Bayesian noninferiority test for 2 binomial probabilities as the extension of Fisher exact test

• Published in: Statistics in medicine Vol. 36; no. 30; pp. 4789 - 4803
• Main Authors: Doi, Masaaki, Takahashi, Fumihiro, Kawasaki, Yohei
• Format: Journal Article
• Language: English
• Published: England Wiley Subscription Services, Inc 30.12.2017
• Subjects: Bayes Theorem; Bayesian analysis; Bayesian noninferiority test; binomial probability; Biostatistics - methods; Clinical Trials as Topic - statistics & numerical data; Computer Simulation; conditional power prior; Fisher exact test; historical data; HIV Infections - drug therapy; Humans; Models, Statistical; Monte Carlo Method; posterior probability; Probability; Sample Size; conditional power prior; historical data; binomial probability; posterior probability; Bayesian noninferiority test; Fisher exact test
• ISSN: 0277-6715; 1097-0258
• DOI: 10.1002/sim.7495

Noninferiority trials have recently gained importance for the clinical trials of drugs and medical devices. In these trials, most statistical methods have been used from a frequentist perspective, and historical data have been used only for the specification of the noninferiority margin Δ>0. In contrast, Bayesian methods, which have been studied recently are advantageous in that they can use historical data to specify prior distributions and are expected to enable more efficient decision making than frequentist methods by borrowing information from historical trials.
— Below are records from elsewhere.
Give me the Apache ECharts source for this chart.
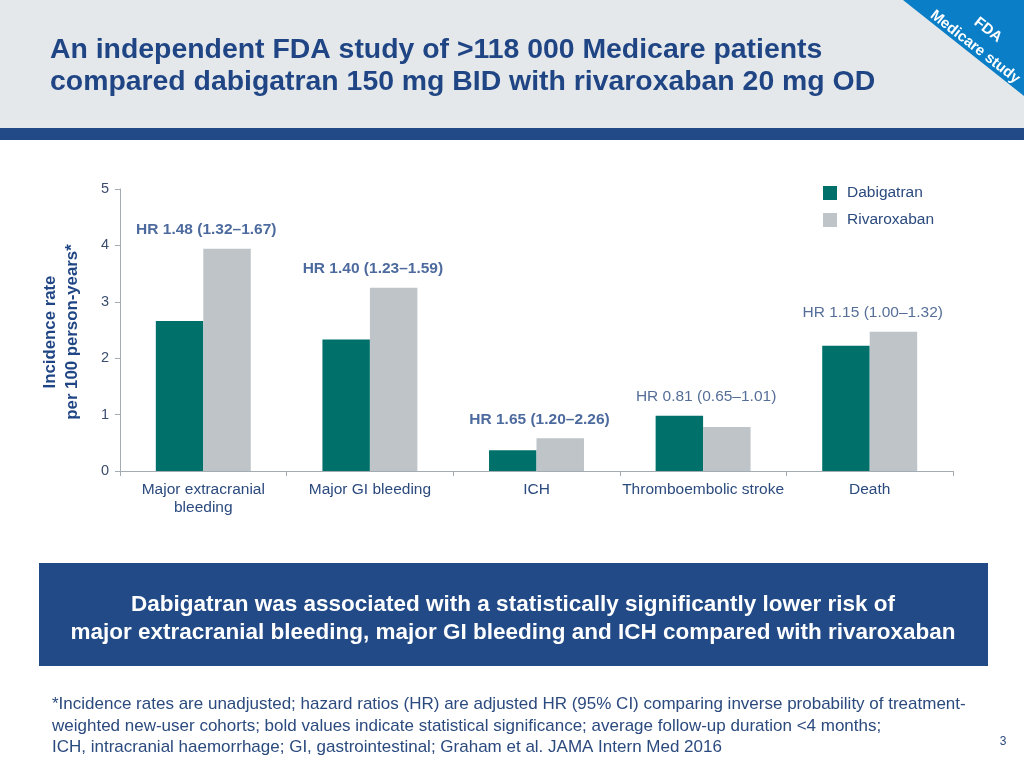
<!DOCTYPE html>
<html>
<head>
<meta charset="utf-8">
<script src="https://cdn.jsdelivr.net/npm/echarts@6/dist/echarts.min.js"></script>
<style>
html,body{margin:0;padding:0;background:#fff;}
#chart{width:1024px;height:768px;}
</style>
</head>
<body>
<div id="chart"></div>
<script>
var categories = ['Major extracranial\nbleeding', 'Major GI bleeding', 'ICH', 'Thromboembolic stroke', 'Death'];
var seriesNames = ['Dabigatran', 'Rivaroxaban'];
var dabigatran = [2.66, 2.33, 0.37, 0.98, 2.22];
var rivaroxaban = [3.94, 3.25, 0.58, 0.78, 2.47];
var hrLabels = ['HR 1.48 (1.32–1.67)', 'HR 1.40 (1.23–1.59)', 'HR 1.65 (1.20–2.26)', 'HR 0.81 (0.65–1.01)', 'HR 1.15 (1.00–1.32)'];
var hrSignificant = [true, true, true, false, false];
var yMin = 0, yMax = 5, yInterval = 1;

var FONT = '"Liberation Sans", Arial, sans-serif';
var NAVY = '#1f4584';
var TEXT = '#2b4a7e';

var hrData = categories.map(function (c, i) {
  return {
    value: [i, Math.max(dabigatran[i], rivaroxaban[i])],
    label: { fontWeight: hrSignificant[i] ? 'bold' : 'normal', color: hrSignificant[i] ? NAVY : TEXT }
  };
});

var chart = echarts.init(document.getElementById('chart'), null, { renderer: 'canvas' });
chart.setOption({
  backgroundColor: '#ffffff',
  animation: false,
  textStyle: { fontFamily: FONT },
  grid: { left: 120, right: 71, top: 189, bottom: 297, containLabel: false },
  legend: {
    data: seriesNames,
    orient: 'vertical',
    left: 823, top: 185, padding: 0,
    itemWidth: 14, itemHeight: 14, itemGap: 11,
    icon: 'rect',
    textStyle: { fontSize: 15.5, color: TEXT, fontFamily: FONT, padding: [0, 0, 0, 5] },
    selectedMode: false
  },
  xAxis: {
    type: 'category',
    data: categories,
    axisLine: { lineStyle: { color: '#a3abb3', width: 1 } },
    axisTick: { show: true, length: 5, lineStyle: { color: '#a3abb3' } },
    axisLabel: { color: TEXT, fontSize: 15.5, fontFamily: FONT, margin: 10, lineHeight: 18, interval: 0 }
  },
  yAxis: {
    type: 'value',
    min: yMin, max: yMax, interval: yInterval,
    axisLine: { show: true, lineStyle: { color: '#a3abb3', width: 1 } },
    axisTick: { show: true, length: 5, lineStyle: { color: '#a3abb3' } },
    axisLabel: { color: '#3b4d6e', fontSize: 14.5, fontFamily: FONT, margin: 11 },
    splitLine: { show: false }
  },
  series: [
    {
      name: seriesNames[0], type: 'bar', data: dabigatran,
      itemStyle: { color: '#00716a' },
      barGap: '0%', barCategoryGap: '43%'
    },
    {
      name: seriesNames[1], type: 'bar', data: rivaroxaban,
      itemStyle: { color: '#bec4c8' },
      barGap: '0%', barCategoryGap: '43%'
    },
    {
      name: 'HR', type: 'scatter', data: hrData, symbolSize: 0, silent: true,
      label: {
        show: true, position: 'top', distance: 11, offset: [3, 0],
        formatter: function (p) { return hrLabels[p.dataIndex]; },
        fontSize: 15.5, fontFamily: FONT
      }
    }
  ],
  graphic: [
    { type: 'rect', shape: { x: 0, y: 0, width: 1024, height: 128 }, style: { fill: '#e5e8ea' }, z: -10 },
    { type: 'rect', shape: { x: 0, y: 128, width: 1024, height: 12 }, style: { fill: '#214a87' }, z: -10 },
    { type: 'polygon', shape: { points: [[903, 0], [1024, 0], [1024, 96]] }, style: { fill: '#0a7ec6' }, z: 1 },
    { type: 'text', x: 988, y: 30, rotation: -38 * Math.PI / 180, z: 2,
      style: { text: 'FDA', fill: '#ffffff', font: 'bold 15px ' + FONT, textAlign: 'center', textVerticalAlign: 'middle' } },
    { type: 'text', x: 975, y: 47, rotation: -38 * Math.PI / 180, z: 2,
      style: { text: 'Medicare study', fill: '#ffffff', font: 'bold 15px ' + FONT, textAlign: 'center', textVerticalAlign: 'middle' } },
    { type: 'text', x: 50, y: 50, z: 2,
      style: { text: 'An independent FDA study of >118 000 Medicare patients', fill: NAVY, font: 'bold 28.4px ' + FONT, textVerticalAlign: 'middle' } },
    { type: 'text', x: 50, y: 82, z: 2,
      style: { text: 'compared dabigatran 150 mg BID with rivaroxaban 20 mg OD', fill: NAVY, font: 'bold 28.4px ' + FONT, textVerticalAlign: 'middle' } },
    { type: 'text', x: 61, y: 332, rotation: Math.PI / 2, z: 2,
      style: { text: 'Incidence rate\nper 100 person-years*', fill: NAVY, font: 'bold 16.8px ' + FONT, textAlign: 'center', textVerticalAlign: 'middle', lineHeight: 22 } },
    { type: 'rect', shape: { x: 39, y: 563, width: 949, height: 103 }, style: { fill: '#214a87' }, z: 1 },
    { type: 'text', x: 513, y: 619, z: 2,
      style: { text: 'Dabigatran was associated with a statistically significantly lower risk of\nmajor extracranial bleeding, major GI bleeding and ICH compared with rivaroxaban', fill: '#ffffff', font: 'bold 22.5px ' + FONT, textAlign: 'center', textVerticalAlign: 'middle', lineHeight: 28 } },
    { type: 'text', x: 52, y: 726, z: 2,
      style: { text: '*Incidence rates are unadjusted; hazard ratios (HR) are adjusted HR (95% CI) comparing inverse probability of treatment-\nweighted new-user cohorts; bold values indicate statistical significance; average follow-up duration <4 months;\nICH, intracranial haemorrhage; GI, gastrointestinal; Graham et al. JAMA Intern Med 2016', fill: TEXT, font: '17px ' + FONT, textVerticalAlign: 'middle', lineHeight: 21.5 } },
    { type: 'text', x: 1003, y: 742, z: 2,
      style: { text: '3', fill: TEXT, font: '12px ' + FONT, textAlign: 'center', textVerticalAlign: 'middle' } }
  ]
});
</script>
</body>
</html>
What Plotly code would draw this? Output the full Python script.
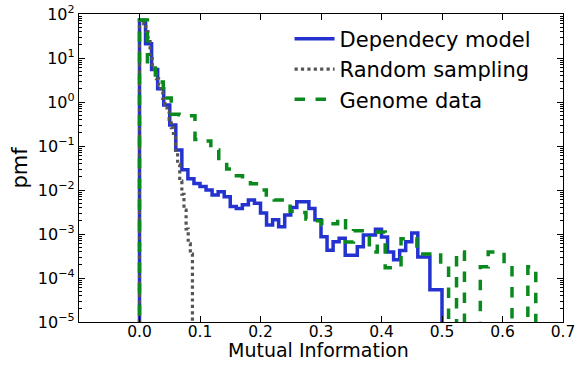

In the case of noninferiority trials for response probabilities π1,π2, Bayesian methods evaluate the posterior probability of H1:π1>π2−Δ being true. To numerically calculate such posterior probability, complicated Appell hypergeometric function or approximation methods are used. Further, the theoretical relationship between Bayesian and frequentist methods is unclear. In this work, we give the exact expression of the posterior probability of the noninferiority under some mild conditions and propose the Bayesian noninferiority test framework which can flexibly incorporate historical data by using the conditional power prior. Further, we show the relationship between Bayesian posterior probability and the P value of the Fisher exact test. From this relationship, our method can be interpreted as the Bayesian noninferior extension of the Fisher exact test, and we can treat superiority and noninferiority in the same framework. Our method is illustrated through Monte Carlo simulations to evaluate the operating characteristics, the application to the real HIV clinical trial data, and the sample size calculation using historical data.